Robert Harley's parliamentary apprenticeship: 1690-1695

Ted Rowlands


WILLIAM'S 1690 Parliament has a claim to a particular place in the development of parliamentary procedure and processes. From 1690 began the unbroken record of annual sessions. The House of Commons met from late October or early November through until March, six days of the week, breaking only briefly for Christmas. Facing an unprecedented burden of business arising from one of the most intense wars the nation had fought, members spent more time in session than their predecessors. The House began sitting at eight or nine a.m., followed by afternoons and evenings in the committee of the whole. A host of other committees were appointed, usually meeting in the Painted Chamber at four p.m. But two new major activities were added to the traditional functions of supply and legislation, the examination of the estimates and the scrutiny of the accounts.
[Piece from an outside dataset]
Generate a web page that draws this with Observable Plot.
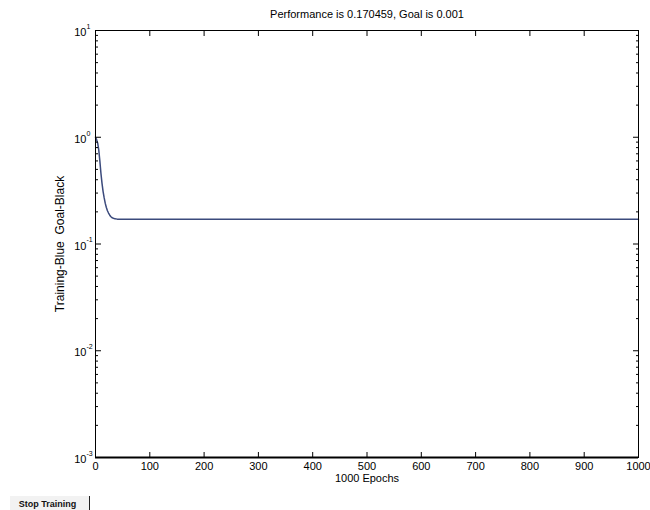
<!DOCTYPE html>
<html>
<head>
<meta charset="utf-8">
<script src="https://cdn.jsdelivr.net/npm/d3@7"></script>
<script src="https://cdn.jsdelivr.net/npm/@observablehq/plot@0.6"></script>
<style>
  body { margin: 0; background: #fff; font-family: "Liberation Sans", Arial, sans-serif; }
  #wrap { position: relative; width: 650px; height: 510px; overflow: hidden; }
  #btn { position: absolute; left: 10px; top: 496px; width: 80px; height: 16px; font: 600 9px "Liberation Sans", Arial, sans-serif;
         color: #111; background: #f2f2f2; display: flex; align-items: center; justify-content: center; border-right: 1px solid #222; box-sizing: border-box; padding-right: 4px; }
</style>
</head>
<body>
<div id="wrap"><div id="btn">Stop Training</div></div>
<script>
// Data
const epochs = [0, 2, 4, 6, 8, 10, 12, 14, 16, 18, 20, 22, 24, 26, 28, 30, 33, 36, 40, 45, 50, 60, 80, 100, 200, 300, 400, 500, 600, 700, 800, 900, 1000];
const performance = [1.0, 0.95, 0.88, 0.76, 0.6, 0.46, 0.37, 0.31, 0.27, 0.24, 0.22, 0.205, 0.195, 0.187, 0.181, 0.177, 0.174, 0.172, 0.171, 0.1707, 0.1706, 0.1705, 0.1705, 0.1705, 0.1705, 0.1705, 0.1705, 0.1705, 0.1705, 0.1705, 0.1705, 0.1705, 0.170459];
const goal = 0.001;
const xTicks = [0, 100, 200, 300, 400, 500, 600, 700, 800, 900, 1000];
const yMajor = [1e-3, 1e-2, 1e-1, 1e0, 1e1];
const yExponents = ["-3", "-2", "-1", "0", "1"];
const titleText = "Performance is 0.170459, Goal is 0.001";
const yLabelText = "Training-Blue\u00a0\u00a0Goal-Black";
const xLabelText = "1000 Epochs";

const series = epochs.map((e, i) => ({epoch: e, perf: performance[i]}));
const yMinor = [];
for (let d = -3; d < 1; d++) for (let m = 2; m <= 9; m++) yMinor.push(m * Math.pow(10, d));
const yLabels = yMajor.map((v, i) => ({v, exp: yExponents[i]}));

const font = "Liberation Sans, Arial, sans-serif";
const blank = () => "";

const chart = Plot.plot({
  width: 650,
  height: 490,
  marginLeft: 95,
  marginRight: 12,
  marginTop: 30,
  marginBottom: 33,
  style: {fontFamily: font, fontSize: "11px", color: "#000", background: "#fff", overflow: "visible"},
  x: {domain: [0, 1000]},
  y: {type: "log", domain: [1e-3, 1e1]},
  marks: [
    // goal line
    Plot.ruleY([goal], {stroke: "#000", strokeWidth: 2}),
    // training curve
    Plot.line(series, {x: "epoch", y: "perf", stroke: "#3b4a7c", strokeWidth: 1.5}),
    Plot.frame({stroke: "#000", strokeWidth: 1}),
    // inward ticks
    Plot.axisX({anchor: "bottom", ticks: xTicks, tickSize: -5, tickFormat: blank, label: null, stroke: "#000"}),
    Plot.axisX({anchor: "top", ticks: xTicks, tickSize: -5, tickFormat: blank, label: null, stroke: "#000"}),
    Plot.axisY({anchor: "left", ticks: yMajor, tickSize: -6, tickFormat: blank, label: null, stroke: "#000"}),
    Plot.axisY({anchor: "right", ticks: yMajor, tickSize: -6, tickFormat: blank, label: null, stroke: "#000"}),
    Plot.axisY({anchor: "left", ticks: yMinor, tickSize: -3, tickFormat: blank, label: null, stroke: "#000"}),
    Plot.axisY({anchor: "right", ticks: yMinor, tickSize: -3, tickFormat: blank, label: null, stroke: "#000"}),
    // x tick labels
    Plot.text(xTicks, {x: d => d, frameAnchor: "bottom", dy: 12, text: d => String(d), fontSize: 11, fill: "#000"}),
    // y tick labels: 10 with superscript exponent
    Plot.text(yLabels, {y: "v", frameAnchor: "left", dx: -9, dy: 2, text: () => "10", textAnchor: "end", fontSize: 11, fill: "#000"}),
    Plot.text(yLabels, {y: "v", frameAnchor: "left", dx: -9, dy: -4, text: "exp", textAnchor: "start", fontSize: 7, fill: "#000"}),
    // title and labels
    Plot.text([titleText], {frameAnchor: "top", dy: -20, text: d => d, fontSize: 11, fill: "#000"}),
    Plot.text([xLabelText], {frameAnchor: "bottom", dy: 24, text: d => d, fontSize: 11, fill: "#000"}),
    Plot.text([yLabelText], {frameAnchor: "left", dx: -35, dy: 0, rotate: -90, textAnchor: "middle", text: d => d, fontSize: 12, fill: "#000"})
  ]
});
document.getElementById("wrap").prepend(chart);
</script>
</body>
</html>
This increase in parliamentary scrutiny, with the regularity and intensity of the sessions, created a new parliamentary chemistry, encouraging a greater degree of organization and an ability to assess members' attitudes. Robert Harley, even during this his parliamentary apprenticeship, contributed substantially to the new pattern of parliamentary activity. His parliamentary papers, the correspondence to and from his family, his kinsmen, the Foleys, and new-found political allies. Sir Thomas Clarges and Sir Christopher Musgrave, provide a particular insight into the post-Revolution parliamentary system.